China is in control of its destiny. What it has not got a handle on is its growth. You would think that a country that has pioneered social engineering to the extreme (such as limits on number of kids you can have) could better deal with pollution. You’d think. It’s hard to know what they’re waiting for; the pollution in Beijing and sometimes Shanghai is so bad
that a “good” day in those cities rates as a “spare the air” day here. Huge coal-fired power plants next to hi-rise apartments, and people just accept it. New cities springing up overnight with only roads, not public transit, connecting them to their jobs. It’s nuts. I asked how (in Xi’an) the infrastructure could possibly support the tens of thousands of people moving in every month. Just build more roads. Car ownership and driving is something that the Chinese have gone nuts for and are willing to sacrifice a lot to get.
Again, this is where I don’t understand why the central government doesn’t exert more control.
As was said by a customer of ours, the answer to most of the puzzling things about China is always “TIC.” As in, “This Is China.” That’s just how it works. Or doesn’t.
To say that people were friendly is an understatement. Anyone thinking about visiting China, do not do so thinking you’ll be in fear of anything in any way. Except maybe the 6-hour bout my wife and I had (on separate days) that had us embracing the porcelain god. That was not fun. Be careful about what you eat, particularly in buffets. And if I never, ever again smell cooked cabbage, I’ll be perfectly happy.

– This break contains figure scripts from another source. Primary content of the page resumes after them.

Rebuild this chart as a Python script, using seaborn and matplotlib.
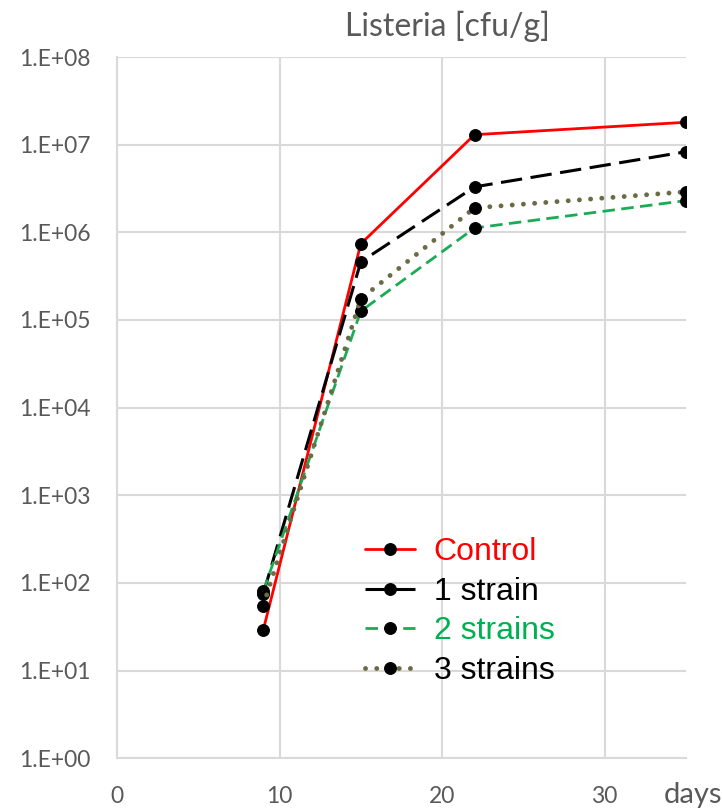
import numpy as np
import pandas as pd
import seaborn as sns
import matplotlib
matplotlib.use("Agg")
import matplotlib.pyplot as plt
from matplotlib.ticker import FixedLocator, FuncFormatter

# Listeria counts (cfu/g) over storage time
days = [9, 15, 22, 35]
control = [29, 7.4e5, 1.3e7, 1.8e7]
strain_1 = [75, 4.6e5, 3.3e6, 8.3e6]
strains_2 = [80, 1.26e5, 1.12e6, 2.3e6]
strains_3 = [55, 1.74e5, 1.9e6, 2.9e6]
series_names = ["Control", "1 strain", "2 strains", "3 strains"]
x_ticks = [0, 10, 20, 30]

sns.set_theme(style="white")
plt.rcParams["font.family"] = ["Lato", "DejaVu Sans"]

fig = plt.figure(figsize=(7.22, 8.10), dpi=100)
ax = fig.add_axes([0.162, 0.064, 0.788, 0.8656])

styles = {
    "Control": dict(color="#ff0000", linestyle="-", lw=2.0),
    "1 strain": dict(color="#000000", linestyle=(0, (7, 2.8)), lw=2.2),
    "2 strains": dict(color="#1aab55", linestyle=(0, (4.5, 2.3)), lw=2.0),
    "3 strains": dict(color="#6b6b45", linestyle=(0, (0.01, 2.3)), lw=3.5,
                      dash_capstyle="round"),
}
values = [control, strain_1, strains_2, strains_3]

for name, vals in zip(series_names, values):
    df = pd.DataFrame({"day": days, "cfu": vals})
    st = styles[name]
    sns.lineplot(data=df, x="day", y="cfu", ax=ax, color=st["color"],
                 linewidth=st["lw"], marker="o", markersize=8.5,
                 markerfacecolor="black", markeredgecolor="black",
                 label=name, zorder=3)
    line = ax.lines[-1]
    line.set_linestyle(st["linestyle"])
    if "dash_capstyle" in st:
        line.set_dash_capstyle(st["dash_capstyle"])

ax.set_yscale("log")
ax.set_ylim(1, 1e8)
ax.set_xlim(0, 35)
ax.yaxis.set_major_locator(FixedLocator([10.0 ** k for k in range(0, 9)]))
ax.yaxis.set_minor_locator(FixedLocator([]))
ax.yaxis.set_major_formatter(FuncFormatter(lambda v, p: "1.E+%02d" % int(round(np.log10(v)))))
ax.xaxis.set_major_locator(FixedLocator(x_ticks))

grid_c = "#d9d9d9"
ax.grid(True, color=grid_c, lw=1.5)
for s in ["top", "right"]:
    ax.spines[s].set_visible(False)
for s in ["left", "bottom"]:
    ax.spines[s].set_color(grid_c)
    ax.spines[s].set_linewidth(1.5)
ax.tick_params(axis="both", length=0, labelsize=16.5, colors="#595959")
ax.tick_params(axis="y", pad=19)
ax.tick_params(axis="x", pad=20)
ax.set_xlabel("")
ax.set_ylabel("")

fig.text(0.62, 0.968, "Listeria [cfu/g]", ha="center", va="center",
         fontsize=23, color="#595959")
fig.text(1.0, 0.018, "days", ha="right", va="center",
         fontsize=21, color="#595959")

leg = ax.legend(loc="upper left", bbox_to_anchor=(0.436, 0.315), frameon=False,
                prop={"family": ["Liberation Sans"], "size": 23},
                handlelength=1.55, labelspacing=0.3, handletextpad=0.6,
                borderpad=0, borderaxespad=0)
text_colors = ["#ff0000", "#000000", "#00b050", "#000000"]
for t, c in zip(leg.get_texts(), text_colors):
    t.set_color(c)

fig.savefig("out.png", dpi=100)
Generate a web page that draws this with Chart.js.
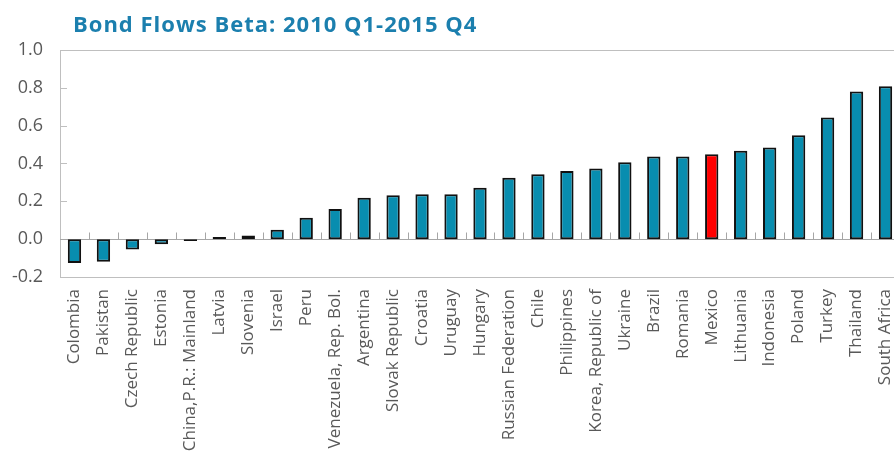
<!DOCTYPE html>
<html>
<head>
<meta charset="utf-8">
<script src="https://cdn.jsdelivr.net/npm/chart.js@4.4.1/dist/chart.umd.min.js"></script>
<style>
html,body{margin:0;padding:0;overflow:hidden;background:#fff;}
#wrap{width:900px;height:451px;}
</style>
</head>
<body>
<div id="wrap"><canvas id="c" width="900" height="451" style="width:900px;height:451px"></canvas></div>
<script>
const titleText = "Bond Flows Beta: 2010 Q1-2015 Q4";
const countries = ["Colombia","Pakistan","Czech Republic","Estonia","China,P.R.: Mainland","Latvia","Slovenia","Israel","Peru","Venezuela, Rep. Bol.","Argentina","Slovak Republic","Croatia","Uruguay","Hungary","Russian Federation","Chile","Philippines","Korea, Republic of","Ukraine","Brazil","Romania","Mexico","Lithuania","Indonesia","Poland","Turkey","Thailand","South Africa"];
const betaValues = [-0.126,-0.12,-0.055,-0.027,-0.01,0.012,0.02,0.05,0.113,0.159,0.219,0.232,0.237,0.237,0.272,0.325,0.343,0.361,0.373,0.407,0.437,0.437,0.449,0.467,0.484,0.55,0.643,0.78,0.808];
const highlighted = ["Mexico"];
const yTicks = [-0.2,0,0.2,0.4,0.6,0.8,1.0];

const BLUE = "#088DAF", RED = "#FF0000", GRAY = "#BFBFBF", TXT = "#595959";

const decor = {
  id: "decor",
  beforeDatasetsDraw(chart) {
    const {ctx, chartArea: a, scales: {x, y}} = chart;
    ctx.save();
    ctx.strokeStyle = GRAY; ctx.lineWidth = 1;
    ctx.strokeRect(Math.round(a.left) + 0.5, Math.round(a.top) + 0.5, Math.round(a.right - a.left), Math.round(a.bottom - a.top));
    yTicks.forEach(v => {
      const py = Math.round(y.getPixelForValue(v)) + 0.5;
      ctx.beginPath(); ctx.moveTo(a.left, py); ctx.lineTo(a.left + 7, py); ctx.stroke();
    });
    const zy = Math.round(y.getPixelForValue(0)) + 0.5;
    ctx.strokeStyle = "#A6A6A6";
    ctx.beginPath(); ctx.moveTo(a.left, zy); ctx.lineTo(a.right, zy); ctx.stroke();
    const n = countries.length;
    for (let i = 1; i < n; i++) {
      const px = Math.round((x.getPixelForValue(i - 1) + x.getPixelForValue(i)) / 2) + 0.5;
      ctx.beginPath(); ctx.moveTo(px, zy); ctx.lineTo(px, zy - 7); ctx.stroke();
    }
    ctx.restore();
  },
  afterDraw(chart) {
    const ctx = chart.ctx;
    ctx.save();
    ctx.fillStyle = "#1B7FAE";
    ctx.font = "bold 22px 'Open Sans'";
    try { ctx.letterSpacing = "1px"; } catch (e) {}
    ctx.textBaseline = "alphabetic";
    ctx.fillText(titleText, 73, 32);
    ctx.restore();
  }
};

new Chart(document.getElementById("c"), {
  type: "bar",
  data: {
    labels: countries,
    datasets: [{
      data: betaValues,
      backgroundColor: countries.map(c => highlighted.includes(c) ? RED : BLUE),
      borderColor: "#111111",
      borderWidth: 2,
      borderSkipped: false,
      barPercentage: 0.46,
      categoryPercentage: 1.0
    }]
  },
  options: {
    responsive: false,
    animation: false,
    layout: { padding: { top: 50, right: 0, left: 0, bottom: 0 } },
    plugins: { legend: { display: false }, tooltip: { enabled: false }, title: { display: false } },
    scales: {
      x: {
        offset: true,
        grid: { display: false, drawTicks: false },
        border: { display: false },
        ticks: {
          color: TXT, font: { family: "'Open Sans'", size: 17 },
          minRotation: 90, maxRotation: 90, padding: 12, autoSkip: false
        },
        afterFit(s) { s.height = 451 - 277; s.paddingLeft = 0; s.paddingRight = 0; }
      },
      y: {
        min: -0.2, max: 1.0,
        afterBuildTicks(s) { s.ticks = yTicks.map(v => ({ value: v })); },
        grid: { display: false, drawTicks: false },
        border: { display: false },
        ticks: {
          color: TXT, font: { family: "'Open Sans'", size: 18 }, padding: 17,
          callback: v => Number(v).toFixed(1)
        },
        afterFit(s) { s.width = 60; s.paddingTop = 0; s.paddingBottom = 0; }
      }
    }
  },
  plugins: [decor]
});
</script>
</body>
</html>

Oh, and Chinese food? You’ll be disappointed to learn it’s pretty much exactly what you get at a Chinese restaurant in the US. You can be adventurous if you wish, but it would be helpful to have a large party with someone who understands the menu and order a lot of interesting things. Unfortunately, that’s not how tour groups work.
Shanghai. What can I say about a place that surprised me so greatly? Something different around each corner, hidden gems in alleys, modern hi-tech shopping districts and intense markets where bargaining is taken to new heights. After a few days you start getting used to things and you really don’t need the “safety” of being in a tour group and gradually start becoming more comfortable with how the bargaining works such that you might only be paying 3x what you need to instead of 10 or 20. It’s not a way I’d ever be comfortable running a business, where it’s important to me to establish the value and live up to that value.
Blade Runner. See the movie again, and you’ve seen some aspect of China. I don’t think anything is impossible in China. Who would ever think you’d say that about a “Communist” country? That’s what America is supposed to be!
Oh, right, the Cultural Revolution. In a country where Mao is regarded as a God, the Cultural Revolution, something those of us in our 50s were exposed to and taught that was what made China so different (and so wrong) from the Western world… they regard the Cultural Revolution as the biggest single mistake in Chinese history. And yet Mao is still a God. They blame it on his wife at the time. Seriously. And I think that explains one of
the reason China is moving so fast. They are willing to admit to mistakes and move on.